**Problem to solve**. Identify the lines that include the word "chart", then copy all of them.

**Provided material**.
- - - - - - -
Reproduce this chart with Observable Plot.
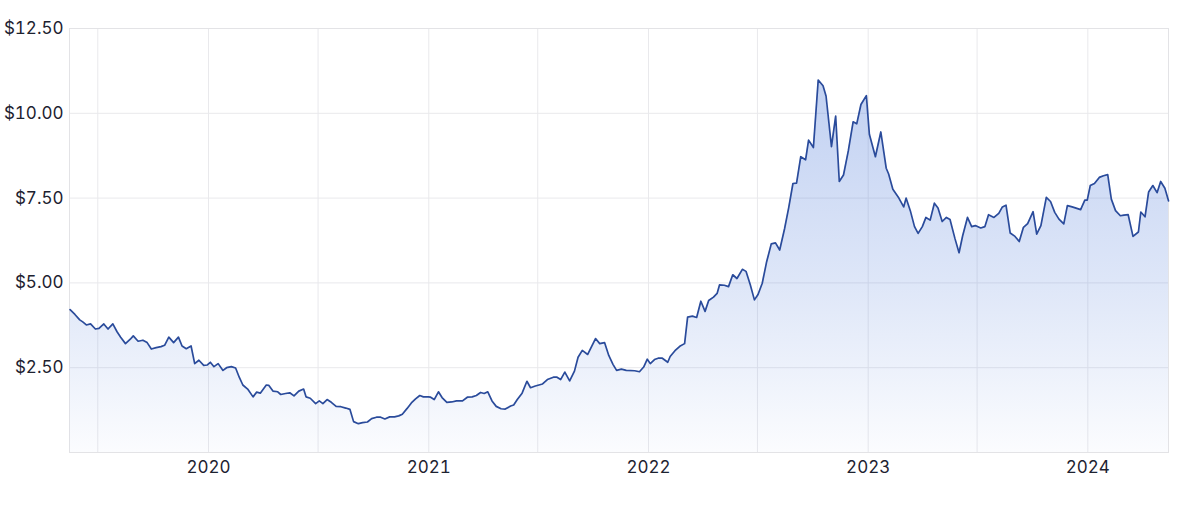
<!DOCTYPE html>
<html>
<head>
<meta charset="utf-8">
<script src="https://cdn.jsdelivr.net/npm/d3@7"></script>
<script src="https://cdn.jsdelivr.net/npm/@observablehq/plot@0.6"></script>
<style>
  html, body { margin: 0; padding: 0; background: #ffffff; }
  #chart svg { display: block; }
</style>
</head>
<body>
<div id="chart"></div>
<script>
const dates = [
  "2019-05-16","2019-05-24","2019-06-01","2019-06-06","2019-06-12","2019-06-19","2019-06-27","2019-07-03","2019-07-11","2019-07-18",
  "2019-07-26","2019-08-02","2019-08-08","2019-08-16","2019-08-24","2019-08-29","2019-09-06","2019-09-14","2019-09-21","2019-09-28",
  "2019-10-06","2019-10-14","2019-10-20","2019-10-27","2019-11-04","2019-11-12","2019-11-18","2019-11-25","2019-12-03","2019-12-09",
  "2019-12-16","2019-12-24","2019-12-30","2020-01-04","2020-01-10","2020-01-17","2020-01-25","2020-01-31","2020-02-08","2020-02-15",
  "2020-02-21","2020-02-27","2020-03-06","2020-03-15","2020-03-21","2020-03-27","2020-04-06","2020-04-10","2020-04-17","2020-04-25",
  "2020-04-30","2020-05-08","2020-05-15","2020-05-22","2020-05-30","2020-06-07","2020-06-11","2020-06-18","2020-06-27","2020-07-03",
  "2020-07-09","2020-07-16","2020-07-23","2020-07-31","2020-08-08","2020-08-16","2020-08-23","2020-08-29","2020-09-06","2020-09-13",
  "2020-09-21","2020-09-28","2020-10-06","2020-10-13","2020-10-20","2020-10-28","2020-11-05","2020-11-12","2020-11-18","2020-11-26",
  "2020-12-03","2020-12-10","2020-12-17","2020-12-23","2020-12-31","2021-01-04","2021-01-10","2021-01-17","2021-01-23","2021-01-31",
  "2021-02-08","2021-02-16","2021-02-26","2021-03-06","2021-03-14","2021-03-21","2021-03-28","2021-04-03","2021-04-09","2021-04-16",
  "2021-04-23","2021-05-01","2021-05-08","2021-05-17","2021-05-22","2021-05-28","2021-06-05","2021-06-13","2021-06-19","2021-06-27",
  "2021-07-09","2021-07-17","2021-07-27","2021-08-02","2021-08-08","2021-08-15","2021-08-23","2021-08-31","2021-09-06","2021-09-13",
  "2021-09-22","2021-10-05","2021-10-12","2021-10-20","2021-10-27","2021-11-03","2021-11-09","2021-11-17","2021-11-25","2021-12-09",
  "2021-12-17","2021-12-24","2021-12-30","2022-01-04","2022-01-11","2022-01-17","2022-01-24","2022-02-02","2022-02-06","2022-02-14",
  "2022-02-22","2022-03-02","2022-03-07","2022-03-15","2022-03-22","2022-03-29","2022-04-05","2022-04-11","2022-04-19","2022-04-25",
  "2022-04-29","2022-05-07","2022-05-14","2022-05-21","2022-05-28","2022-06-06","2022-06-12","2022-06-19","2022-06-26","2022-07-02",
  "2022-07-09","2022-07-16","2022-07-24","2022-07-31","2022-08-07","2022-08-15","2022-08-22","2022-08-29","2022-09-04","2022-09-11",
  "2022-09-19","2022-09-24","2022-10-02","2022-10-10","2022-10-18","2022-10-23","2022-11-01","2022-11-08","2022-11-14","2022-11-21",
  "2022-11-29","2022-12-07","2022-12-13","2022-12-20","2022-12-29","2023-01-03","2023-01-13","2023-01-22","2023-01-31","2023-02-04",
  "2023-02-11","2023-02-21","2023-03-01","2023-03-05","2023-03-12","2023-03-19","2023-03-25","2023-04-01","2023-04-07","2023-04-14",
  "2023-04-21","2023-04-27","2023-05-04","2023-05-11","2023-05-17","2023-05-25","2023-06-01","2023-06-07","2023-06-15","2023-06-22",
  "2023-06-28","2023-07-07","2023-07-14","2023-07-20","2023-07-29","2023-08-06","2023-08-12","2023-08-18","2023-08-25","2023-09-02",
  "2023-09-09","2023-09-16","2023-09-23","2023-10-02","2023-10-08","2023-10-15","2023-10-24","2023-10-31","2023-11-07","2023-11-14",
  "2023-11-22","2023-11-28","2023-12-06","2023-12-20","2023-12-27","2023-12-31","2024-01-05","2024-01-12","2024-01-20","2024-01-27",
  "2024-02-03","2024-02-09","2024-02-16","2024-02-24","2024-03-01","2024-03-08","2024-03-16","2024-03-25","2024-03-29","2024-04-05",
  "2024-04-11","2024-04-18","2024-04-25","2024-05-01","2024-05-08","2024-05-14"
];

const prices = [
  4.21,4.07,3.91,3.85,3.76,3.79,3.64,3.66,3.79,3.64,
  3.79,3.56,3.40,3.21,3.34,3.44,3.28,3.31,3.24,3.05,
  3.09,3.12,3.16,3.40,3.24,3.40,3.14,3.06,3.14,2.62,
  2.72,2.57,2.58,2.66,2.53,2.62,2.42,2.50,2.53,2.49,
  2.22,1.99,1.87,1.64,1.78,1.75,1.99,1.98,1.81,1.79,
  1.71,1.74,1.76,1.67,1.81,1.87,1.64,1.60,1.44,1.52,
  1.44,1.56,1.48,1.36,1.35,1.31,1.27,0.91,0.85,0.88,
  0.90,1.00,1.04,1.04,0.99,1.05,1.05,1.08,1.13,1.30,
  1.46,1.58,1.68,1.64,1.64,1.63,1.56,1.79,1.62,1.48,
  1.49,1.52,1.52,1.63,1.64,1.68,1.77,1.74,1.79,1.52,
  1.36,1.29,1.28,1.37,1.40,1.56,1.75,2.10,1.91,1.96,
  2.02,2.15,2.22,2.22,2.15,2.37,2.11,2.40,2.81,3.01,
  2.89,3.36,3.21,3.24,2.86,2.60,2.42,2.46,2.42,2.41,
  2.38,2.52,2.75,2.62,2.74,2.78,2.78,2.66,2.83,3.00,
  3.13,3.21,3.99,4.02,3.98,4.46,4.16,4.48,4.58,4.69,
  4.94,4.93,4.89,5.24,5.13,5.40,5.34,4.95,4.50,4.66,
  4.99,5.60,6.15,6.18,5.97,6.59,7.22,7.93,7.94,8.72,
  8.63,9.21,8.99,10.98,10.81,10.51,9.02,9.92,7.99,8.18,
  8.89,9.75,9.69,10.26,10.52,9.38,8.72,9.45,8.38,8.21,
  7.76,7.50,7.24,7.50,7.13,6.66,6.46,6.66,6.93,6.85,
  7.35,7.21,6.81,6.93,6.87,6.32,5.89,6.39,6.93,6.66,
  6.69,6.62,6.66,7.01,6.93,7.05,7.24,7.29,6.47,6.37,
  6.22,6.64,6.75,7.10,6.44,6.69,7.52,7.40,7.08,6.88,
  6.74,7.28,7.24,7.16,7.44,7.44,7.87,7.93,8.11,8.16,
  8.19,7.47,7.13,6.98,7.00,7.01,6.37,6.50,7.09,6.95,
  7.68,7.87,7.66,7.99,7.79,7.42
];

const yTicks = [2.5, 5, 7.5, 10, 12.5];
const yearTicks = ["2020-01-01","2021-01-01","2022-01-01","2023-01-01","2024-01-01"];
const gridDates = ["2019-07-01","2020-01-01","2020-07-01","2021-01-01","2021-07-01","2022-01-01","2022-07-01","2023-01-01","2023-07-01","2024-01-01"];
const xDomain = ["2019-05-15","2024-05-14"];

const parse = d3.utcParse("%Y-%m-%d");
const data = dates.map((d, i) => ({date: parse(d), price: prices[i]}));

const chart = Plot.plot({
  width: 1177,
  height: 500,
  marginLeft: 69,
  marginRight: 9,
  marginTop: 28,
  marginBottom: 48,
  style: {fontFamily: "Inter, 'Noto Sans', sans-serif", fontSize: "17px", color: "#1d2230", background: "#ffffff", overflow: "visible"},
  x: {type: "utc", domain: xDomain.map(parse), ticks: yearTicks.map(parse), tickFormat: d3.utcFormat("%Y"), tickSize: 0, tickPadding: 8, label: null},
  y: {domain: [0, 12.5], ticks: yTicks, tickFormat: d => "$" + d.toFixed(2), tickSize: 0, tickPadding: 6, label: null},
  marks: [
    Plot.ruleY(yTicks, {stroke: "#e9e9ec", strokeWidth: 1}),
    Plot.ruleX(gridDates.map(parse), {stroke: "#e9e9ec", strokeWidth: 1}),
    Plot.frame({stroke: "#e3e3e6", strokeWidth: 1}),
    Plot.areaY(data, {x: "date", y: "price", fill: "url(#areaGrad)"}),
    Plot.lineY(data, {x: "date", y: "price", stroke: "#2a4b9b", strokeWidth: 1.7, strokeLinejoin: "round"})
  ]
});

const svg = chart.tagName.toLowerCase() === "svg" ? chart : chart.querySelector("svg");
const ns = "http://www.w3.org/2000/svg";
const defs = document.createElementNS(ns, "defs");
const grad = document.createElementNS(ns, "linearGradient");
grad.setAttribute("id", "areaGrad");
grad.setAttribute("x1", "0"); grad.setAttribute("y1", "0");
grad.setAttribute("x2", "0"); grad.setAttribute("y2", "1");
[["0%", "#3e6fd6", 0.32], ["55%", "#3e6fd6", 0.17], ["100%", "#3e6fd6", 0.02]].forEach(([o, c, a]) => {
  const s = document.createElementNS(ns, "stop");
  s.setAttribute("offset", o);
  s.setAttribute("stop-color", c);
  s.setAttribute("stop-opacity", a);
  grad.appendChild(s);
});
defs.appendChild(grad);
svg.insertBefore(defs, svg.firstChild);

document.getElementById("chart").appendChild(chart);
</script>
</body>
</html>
- - - - - - -
**Problem solution**.
Reproduce this chart with Observable Plot.
  #chart svg { display: block; }
<div id="chart"></div>
const chart = Plot.plot({
const svg = chart.tagName.toLowerCase() === "svg" ? chart : chart.querySelector("svg");
document.getElementById("chart").appendChild(chart);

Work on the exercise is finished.